Maya C. Neuman: Understood. And then maybe kind of going back to an earlier question. If we think about the midpoint of guidance, is there a way you can help us understand how much the pricing increases in the U.S. are estimated to contribute to September quarter top line growth?

Matteo Anversa: Maya, we said that we are expecting the impact of price to be 200 basis points at the gross margin level. And that’s what we are counting on, on our financials, then we’ll see what happens at the end of the quarter based on some of the uncertainties that Hanneke just talked about.

Johanna W. Faber: Yes. I could add, in the first quarter, most of that 5% net sales growth, the vast majority was from volume actually. So again, pricing could be an additional benefit over time. But we got to see it always needs a little bit of time to play out in the market.

Operator: At this time, there are no further questions.

Nate Melihercik: Thanks, everybody.
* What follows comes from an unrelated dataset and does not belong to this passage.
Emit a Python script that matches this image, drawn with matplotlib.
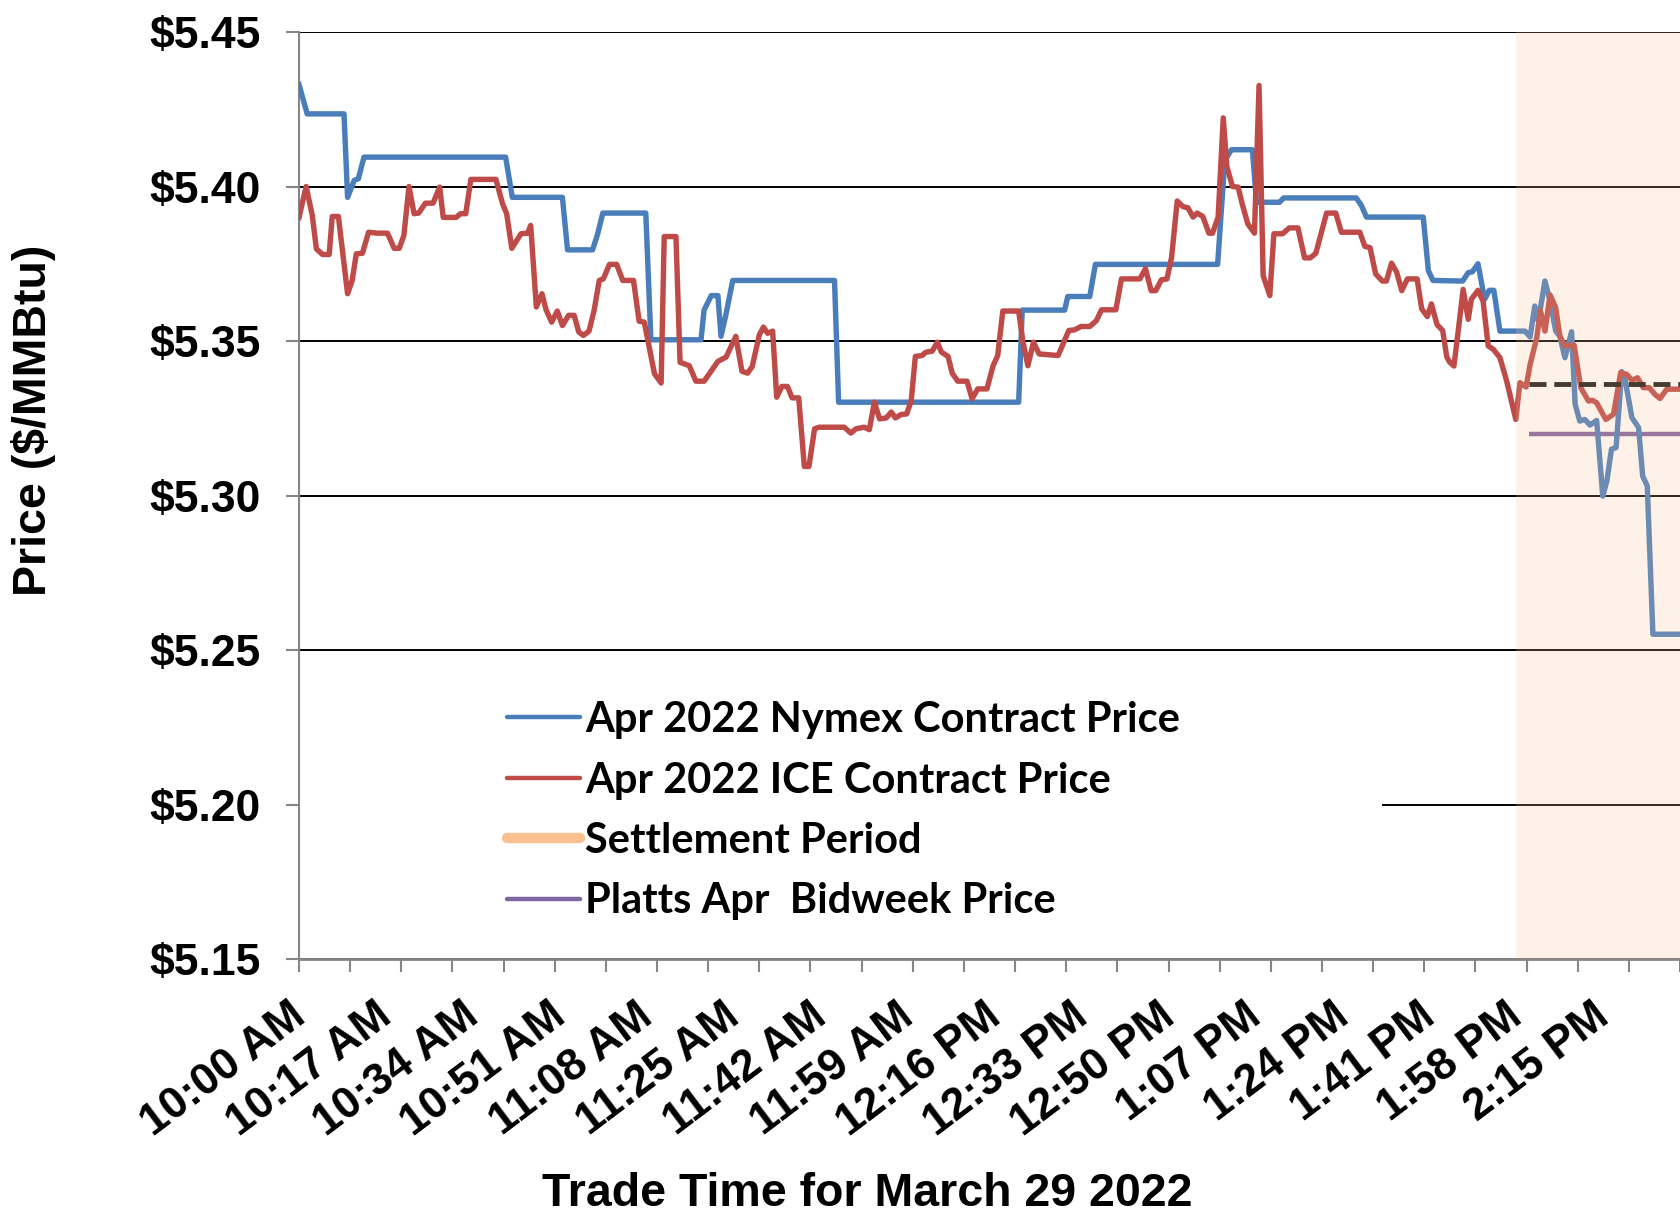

I think we’re ready to wrap.

Johanna W. Faber: Absolutely. Thank you so much for joining us today and for sticking with us at this late hour in Switzerland. Just to summarize, our teams had a great start to fiscal. Looking ahead, I’m excited actually about the opportunity that’s before us. So we’re going to continue to play offense. We’ll continue to manage costs, and we’re going to continue to be super agile. And I look forward to speaking with you next quarter. So take care, everyone. Good night.